A first objective of this project is to make an inventory of the types of assessment used in PE classes and uncover the relationship between the used assessment and its influence on students’ motivations. A second goal is to develop a workshop about assessment that enhances the pedagogical skills of teachers in pre-service and in-service, and that support the development of the PE teacher.

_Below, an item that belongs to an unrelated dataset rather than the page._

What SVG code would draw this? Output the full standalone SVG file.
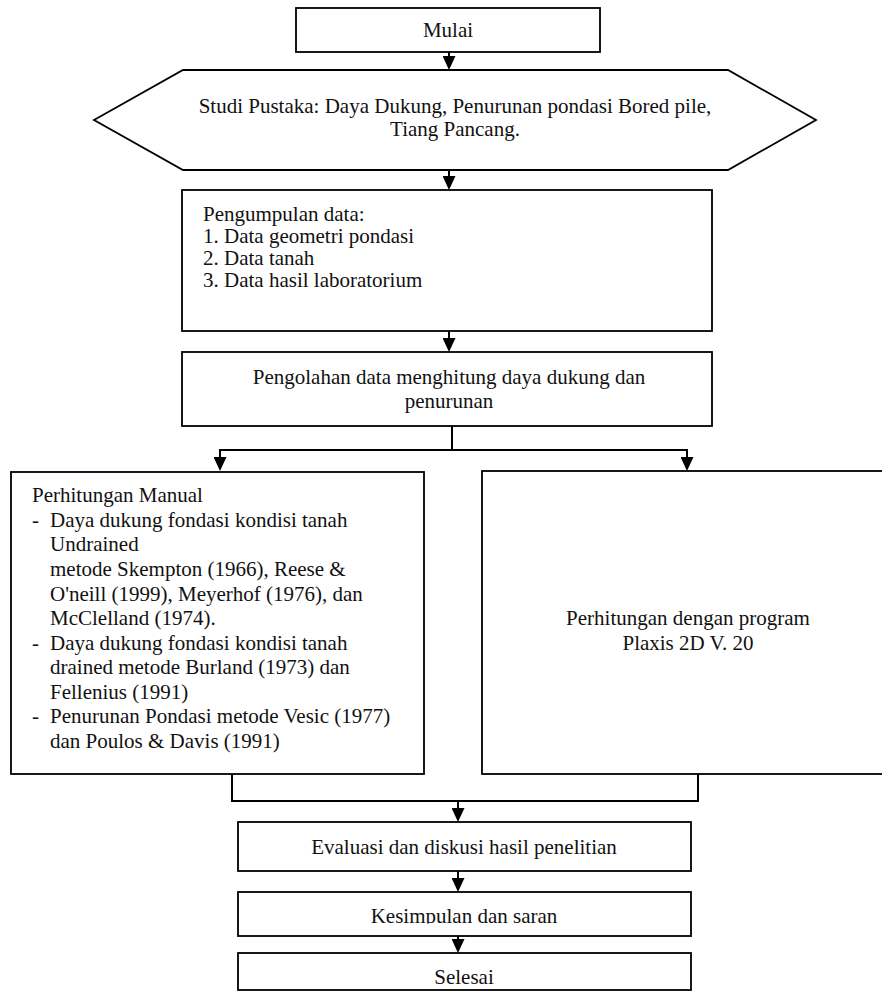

Sports injury prevention in and through Physical Education teachers: feasibility, effectiveness and transferability to the adolescent sports active population

Organization: Ghent University, Department of Movement and Sport Sciences

Researcher: Sien Vercruysse
Supervisor: Prof. dr. Dirk De Clercq
Co-supervisor: Prof. dr. Leen Haerens

Funding: Policy Research Centre on Sports, supported by the Flemish Government

Period: 3 years (2013 – 2015)

Summary:
The amount of physically active tasks PE teachers have to deal with results in a high risk of injuries. To prevent these injuries in PE teachers, becoming more aware of the necessity of sports injury prevention is an important step. Additionally, the knowledge about the different strategies to prevent personal sports injuries could be upgraded and/or refreshed.

To improve the PE teachers’ awareness about this problem, motivation and knowledge about injury prevention and good interventions are needed in order to change their behavior. In this project, a pilot version of the intervention was developed and delivered to a group of 20 PE teachers. Next, the adapted version of the intervention (based on the feedback of the 20 PE teachers) will be given to a larger population. This allows us to find out if the intervention makes secondary school PE teachers effectuate the prevention strategies and/or if there is a reduction in injury incidence or prevalence due to this intervention.

So, the first goal of this project is to develop, optimize and trace the feasibility of an intervention of injury prevention in PE teachers. A second goal of this project is to develop, optimize and trace the feasibility of an intervention, given by PE teachers to students, to prevent injuries in students.